The comments are similar to those made by his predecessor and they echo the 2018 Nuclear Posture Review, which says that the United States must ensure that adversaries understand that there are no “possible benefits from non-nuclear aggression or limited nuclear escalation. Correcting any such misperceptions is now critical to maintaining strategic stability in Europe and Asia.”

But in his Air Force Association remarks, posted on Friday, Hyten went a bit further. He argued that the United States needs a broader review of strategic deterrence. He said ”I think as we look through the next couple of years of a new administration I would like to see all of those things together in a strategic deterrence review. Because when you look through offense, defense, and all those capabilities together it's really about strategic deterrence. It’s not just about nuclear posture…not about missile defense, not just about space…it’s about all those things together that provide our overall strategic capability and our ability to strategically deter our adversaries,”

Hyten said this is “going to be a difficult problem because we’ve not fully thought it through. But the one thing I know is that without the backstop of the nuclear triad...it starts falling apart from the very beginning.”

Take that as a less-than-subtle endorsement for the plan to replace of U.S.ground-based nuclear missiles. Some have urged U.S. leaders to abandon that leg of the triad, in part, because the missiles’ location is always known to the other side, as opposed to bombers and submarines. Also, because of the amount of time it takes them to reach their targets after launch, they give the president the least amount of time to make a humanity-ending decision. Others have urged the Biden administration to at least re-think modernizing them, which the Congressional Budget Office has calculated to cost $61 billion over ten years.

Hyten put forward a defense of ICBMs on Friday, calling them the leg of the triad that is “the most difficult to fully target because in order to target 400 silos across five states in the middle of America an adversary has to commit hundreds, if not thousands, of nuclear weapons in order to try to take that leg out.

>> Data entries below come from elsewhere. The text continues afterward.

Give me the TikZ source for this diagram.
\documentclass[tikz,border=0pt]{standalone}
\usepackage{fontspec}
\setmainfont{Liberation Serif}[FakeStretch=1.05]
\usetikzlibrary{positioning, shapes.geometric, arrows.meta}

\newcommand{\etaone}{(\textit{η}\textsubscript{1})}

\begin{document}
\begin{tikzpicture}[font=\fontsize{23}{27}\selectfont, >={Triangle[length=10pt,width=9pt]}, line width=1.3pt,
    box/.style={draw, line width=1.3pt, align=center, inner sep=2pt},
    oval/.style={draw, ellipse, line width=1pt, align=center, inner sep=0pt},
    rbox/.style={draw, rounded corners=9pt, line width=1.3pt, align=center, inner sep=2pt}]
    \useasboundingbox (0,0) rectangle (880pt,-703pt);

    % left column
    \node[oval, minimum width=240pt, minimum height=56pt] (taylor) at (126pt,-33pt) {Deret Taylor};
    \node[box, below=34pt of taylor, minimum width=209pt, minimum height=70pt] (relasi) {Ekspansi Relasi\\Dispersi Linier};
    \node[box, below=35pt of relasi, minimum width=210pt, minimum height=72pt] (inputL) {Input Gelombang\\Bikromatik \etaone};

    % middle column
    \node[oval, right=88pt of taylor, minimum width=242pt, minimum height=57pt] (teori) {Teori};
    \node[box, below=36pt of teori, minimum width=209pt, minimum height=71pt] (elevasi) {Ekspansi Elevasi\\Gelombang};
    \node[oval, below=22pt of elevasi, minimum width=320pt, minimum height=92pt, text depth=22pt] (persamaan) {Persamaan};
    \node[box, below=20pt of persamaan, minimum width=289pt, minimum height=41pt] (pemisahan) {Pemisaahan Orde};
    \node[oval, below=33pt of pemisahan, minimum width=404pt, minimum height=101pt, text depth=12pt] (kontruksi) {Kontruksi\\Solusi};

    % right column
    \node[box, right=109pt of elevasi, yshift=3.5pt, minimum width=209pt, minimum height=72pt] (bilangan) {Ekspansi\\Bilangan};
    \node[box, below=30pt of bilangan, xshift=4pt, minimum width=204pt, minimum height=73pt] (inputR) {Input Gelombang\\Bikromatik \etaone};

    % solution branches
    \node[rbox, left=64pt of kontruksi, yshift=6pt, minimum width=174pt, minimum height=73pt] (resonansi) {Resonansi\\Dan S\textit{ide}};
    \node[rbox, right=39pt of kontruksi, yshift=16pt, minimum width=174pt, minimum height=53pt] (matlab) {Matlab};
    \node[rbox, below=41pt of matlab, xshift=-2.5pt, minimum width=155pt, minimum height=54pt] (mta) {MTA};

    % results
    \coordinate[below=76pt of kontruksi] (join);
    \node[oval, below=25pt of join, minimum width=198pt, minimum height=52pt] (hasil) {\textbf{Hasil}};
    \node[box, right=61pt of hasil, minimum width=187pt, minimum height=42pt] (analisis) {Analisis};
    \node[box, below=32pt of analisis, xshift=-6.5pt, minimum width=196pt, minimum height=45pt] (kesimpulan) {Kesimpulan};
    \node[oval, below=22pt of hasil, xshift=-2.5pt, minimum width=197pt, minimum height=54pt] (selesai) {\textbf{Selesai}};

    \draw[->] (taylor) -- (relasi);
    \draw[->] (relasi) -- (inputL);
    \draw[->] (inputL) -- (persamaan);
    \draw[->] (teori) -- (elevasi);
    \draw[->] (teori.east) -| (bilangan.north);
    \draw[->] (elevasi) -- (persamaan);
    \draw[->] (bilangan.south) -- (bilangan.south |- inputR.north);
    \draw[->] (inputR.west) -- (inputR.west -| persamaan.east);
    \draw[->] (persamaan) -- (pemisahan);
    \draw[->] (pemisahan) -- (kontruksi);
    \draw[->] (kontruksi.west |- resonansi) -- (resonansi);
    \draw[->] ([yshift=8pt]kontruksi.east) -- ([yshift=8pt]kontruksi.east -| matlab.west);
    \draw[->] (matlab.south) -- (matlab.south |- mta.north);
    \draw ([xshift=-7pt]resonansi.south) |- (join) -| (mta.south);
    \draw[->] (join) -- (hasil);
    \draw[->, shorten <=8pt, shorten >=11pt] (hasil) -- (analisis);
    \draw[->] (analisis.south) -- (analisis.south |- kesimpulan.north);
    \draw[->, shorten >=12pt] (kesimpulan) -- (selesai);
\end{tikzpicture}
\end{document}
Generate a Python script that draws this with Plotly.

And if you do that no STRATCOM commander has any problem telling the president of the United States what you have to do.” He called the decision to launch a coordinated, full-scale ICBM attack against the United States “almost an impossible decision to make” for any adversary.

But those adversarial calculations would change if the United States were to remove that leg of the triad, which, Hyten argued, would diminish U.S. offensive capability considerably. “You’re down to a number of platforms you could take out with 20 strategic weapons that could be nuclear and non-nuclear to get after the entire thing because of the way we have the alert posture on the bomber force, the way we have our submarines deployed.”

That would bring the United States “basically an intelligence failure or a technical failure away from losing the entire structure.”

Hyten cautioned that such a move would radically change the balance of nuclear deterrence since the United States and Russia together possess far more nuclear weapons than does China. “If you go to that kind of number, all of a sudden China becomes a peer adversary and maybe even a superior adversary in their nuclear capability and we don’t understand their nuclear doctrine and that puts you in a difficult place. So with that ground-based leg that overall deterrence, especially with China, is really challenged.”

Kingston Reif, the director for disarmament and threat reduction policy at the Arms Control Association, took issue with Hyten’s logic. “Why would Russia risk attacking the U.S. homeland with nuclear weapons when at least 700 U.S. warheads would remain at sea to respond — to say nothing about any remaining bomber forces? Gen. Hyten alludes to the potential unforeseen emergence of a vulnerability to the submarine force. But in that case, silo-based ICBMs would not provide a reliable hedge given their vulnerability.”

Said Reif, whatever benefits ICBMs have, “They can be had at lower numbers and by deferring the development of a new ICBM. Life-extended Minuteman III missiles can get blown up in their silos by incoming Russian ICBMs less expensively than new GBSD missiles."